Monday, August 22, 2011

Why WebOS didn't matter

I was stunned when Hewlett Packard pulled the plug on the HP Touch and its WebOS after just a couple of months...

When I first read the announcement, I couldn't believe that a major player like HP would make such a mess of things, even more so than when RIM stumbled rolling out their Playbook.  I honestly thought somebody had hacked the HP site and planted a phony story for laughs.

What's the world coming to when major technology players can't even succeed at being "also-rans" in the Tablet space?

Marc Andreessen probably has the right answer in his essay Why Software Is Eating The World:
  1. The software is where the money is
  2. The software runs "out there" in the cloud
  3. The device end users access the software with doesn't really matter all that much to the service providers
That leaves Tablets in a very odd space... End users want cool Tablets, but nobody besides Apple and a bunch of Android clones will bother to build them.  Sort of a replay of the PC world where extremely low profit margins led to the near impossibility of finding a well made PC... but what took years for PCs took months for Tablets.

I'm guessing that (just like PCs) Apple's iPad will continue to be a high quality device (which you'll pay more for), and there will continue to be dozens of indistinguishable Android Tablets for about half the price.  Maybe Google's Motorola Mobile division will be the exception... but probably not.


Tuesday, August 09, 2011

Interdependent Tasks

Sam manages Bob, Barb, Brad and Bill, and one of his many responsibilities is to review and act on their requests for vacation.

The Vacation Approval process is very simple:
  1. The Employee initiates the Vacation Request
  2. The Manager reviews the Vacation Request and renders a Decision
  3. The Employee is notified about the Manager's Decision
So far so good... but implementing this process gets complicated pretty quickly.

Sam can't really (in good conscience) make a Decision about any Vacation Request in isolation.  Only one Employee can be absent at any one time, so every Decision that Sam makes potentially effects all of the Pending Requests.  To be fair to everyone, Sam needs to take into account all of the Pending Vacation Requests before rendering a Decision on any of them.

What looks at first glance like a simple Request Approval process has revealed itself to be a Parallel Request Approval process.  The "Make a Decision" Task for one Vacation Request is linked to all other pending Vacation decisions.

Examples like these are what makes implementing "real world" processes hard.  Processes seldom execute in a vacuum, and work done within one instance often influences other instances.  Participants often have to consider multiple Tasks together, rather than performing each task in isolation.
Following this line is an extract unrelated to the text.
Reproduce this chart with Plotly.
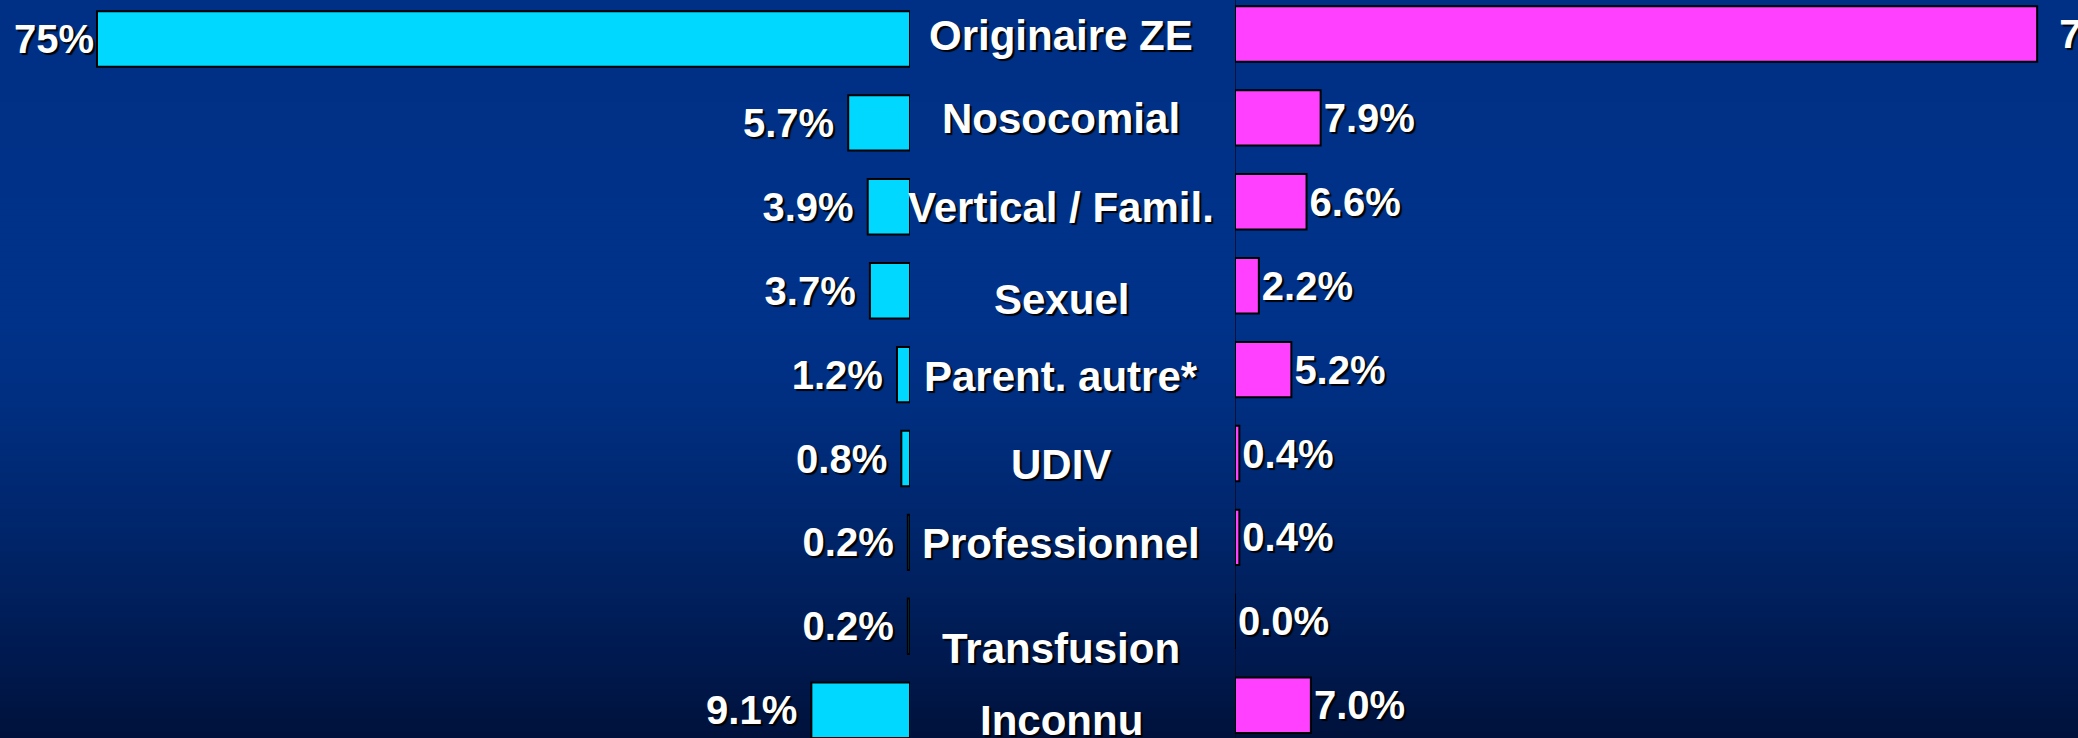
import plotly.graph_objects as go

# ---------------- data ----------------
categories = ["Originaire ZE", "Nosocomial", "Vertical / Famil.", "Sexuel",
              "Parent. autre*", "UDIV", "Professionnel", "Transfusion", "Inconnu"]
left_values = [75, 5.7, 3.9, 3.7, 1.2, 0.8, 0.2, 0.2, 9.1]
right_values = [74, 7.9, 6.6, 2.2, 5.2, 0.4, 0.4, 0.0, 7.0]
left_labels = ["75%", "5.7%\u00a0", "3.9%\u00a0", "3.7%\u00a0", "1.2%\u00a0",
               "0.8%\u00a0", "0.2%\u00a0", "0.2%\u00a0", "9.1%\u00a0"]
right_labels = ["\u00a0\u200974%", "7.9%", "6.6%", "2.2%", "5.2%", "0.4%", "0.4%", "0.0%", "7.0%"]

# ---------------- style / layout ----------------
W, H = 2078, 738
PX_PER_PCT = 10.84
LEFT_BASE = 910
RIGHT_BASE = 1235
ROW = 83.9
label_offsets = [-0.04, -0.05, 0.01, 0.11, 0.02, 0.07, 0.01, 0.26, 0.12]

FONT = "Liberation Sans, Arial, Helvetica, sans-serif"
SHADOW = "2px 2px 1px rgba(0,0,0,0.95)"
CYAN = "#00D8FF"
MAGENTA = "#FF40FF"

fig = go.Figure()

fig.add_trace(go.Bar(
    x=left_values, y=categories, orientation="h",
    xaxis="x", yaxis="y", width=0.66,
    marker=dict(color=CYAN, line=dict(color="#000000", width=2)),
    text=left_labels, textposition="outside", cliponaxis=False,
    constraintext="none",
    textfont=dict(family=FONT, size=40, color="white", weight="bold", shadow=SHADOW),
    hoverinfo="skip", showlegend=False,
))
fig.add_trace(go.Bar(
    x=right_values, y=categories, orientation="h",
    xaxis="x2", yaxis="y2", width=0.66,
    marker=dict(color=MAGENTA, line=dict(color="#000000", width=2)),
    text=right_labels, textposition="outside", cliponaxis=False,
    constraintext="none",
    textfont=dict(family=FONT, size=40, color="white", weight="bold", shadow=SHADOW),
    hoverinfo="skip", showlegend=False,
))

# category labels in the middle
for i, (cat, off) in enumerate(zip(categories, label_offsets)):
    fig.add_annotation(
        x=1061 / W, xref="paper", y=i + off, yref="y",
        text=cat, showarrow=False, xanchor="center", yanchor="middle",
        font=dict(family=FONT, size=42, color="white", weight="bold", shadow=SHADOW),
    )

# background gradient
shapes = []
N = 123
for k in range(N):
    y0 = k * H / N
    y1 = (k + 1) * H / N
    yc = (y0 + y1) / 2
    if yc < 300:
        t = yc / 300
        g = 48 + 3 * t
        b = 133 + 6 * t
    else:
        s = ((yc - 300) / (H - 300)) ** 1.4
        g = 51 - 33 * s
        b = 139 - 79 * s
    shapes.append(dict(
        type="rect", xref="paper", yref="paper", layer="below",
        x0=0, x1=1, y0=1 - y1 / H - 0.0005, y1=1 - y0 / H + 0.0005,
        fillcolor=f"rgb(0,{int(g)},{int(b)})", line=dict(width=0),
    ))
# vertical base line on the right panel
shapes.append(dict(type="line", xref="x2", yref="paper", x0=0, x1=0, y0=0, y1=1,
                   layer="below", line=dict(color="#0a0a20", width=1.5)))

top_l = -39 / ROW
top_r = -34 / ROW
span = H / ROW

fig.update_layout(
    width=W, height=H, autosize=False,
    margin=dict(l=0, r=0, t=0, b=0, pad=0),
    paper_bgcolor="#003088", plot_bgcolor="rgba(0,0,0,0)",
    shapes=shapes, bargap=0.3,
    xaxis=dict(domain=[0, LEFT_BASE / W], range=[LEFT_BASE / PX_PER_PCT, 0],
               visible=False, fixedrange=True),
    xaxis2=dict(domain=[RIGHT_BASE / W, 1], range=[0, (W - RIGHT_BASE) / PX_PER_PCT],
                visible=False, anchor="y2", fixedrange=True),
    yaxis=dict(domain=[0, 1], type="category", categoryorder="array",
               categoryarray=categories, range=[top_l + span, top_l],
               visible=False, anchor="x", fixedrange=True),
    yaxis2=dict(domain=[0, 1], type="category", categoryorder="array",
                categoryarray=categories, range=[top_r + span, top_r],
                visible=False, anchor="x2", fixedrange=True),
)

fig.write_html("out.html", config={"displayModeBar": False},
               post_script="document.body.style.margin='0';document.body.style.overflow='hidden';")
Some of you are no doubt awaiting in breathless anticipation for me to reveal an elegant solution for dealing with Interdependent Tasks through clever BPMN modeling... but alas, I have no canned solution.  When I encounter these situations I fall back on custom coding with varying results.  My only advice (today) is to spot these cross-task dependencies early on in your projects and deal with them as best as you can.

Friday, August 05, 2011

Scratching the Programming Itch

My wife Teri has been using Scratch with her students for quite awhile, and every time I take a look I just get more impressed at where it's leading...

Google's App Inventor is a good example of how Scratch is escaping it's play pen... It let's you build apps for your Android phone "without writing a line of code" ;-)

My favorite Scratch extension is BYOB (Build Your Own Blocks) which elevates scratch from elementary programming to something quite a bit more serious by adding procedures and lists.  This is a fantastic example of how adding in a few simple constructs can greatly improve the power of a programming tool without making it any more complex for the new users.

Honorable mention certainly goes to Waterbear - a pure JavaScript blocks editor that points the way to Browser-Based Scratch (like) programming.  Great work.

Block programming does indeed become tedious when building large programs, and good code editors can catch virtually all of the syntax errors that blocks prevent... but I think it would be a mistake to discount the approach.  Blocks have proven to be a great way to get started in programming, and with the proper blocks most folks might not ever need much more.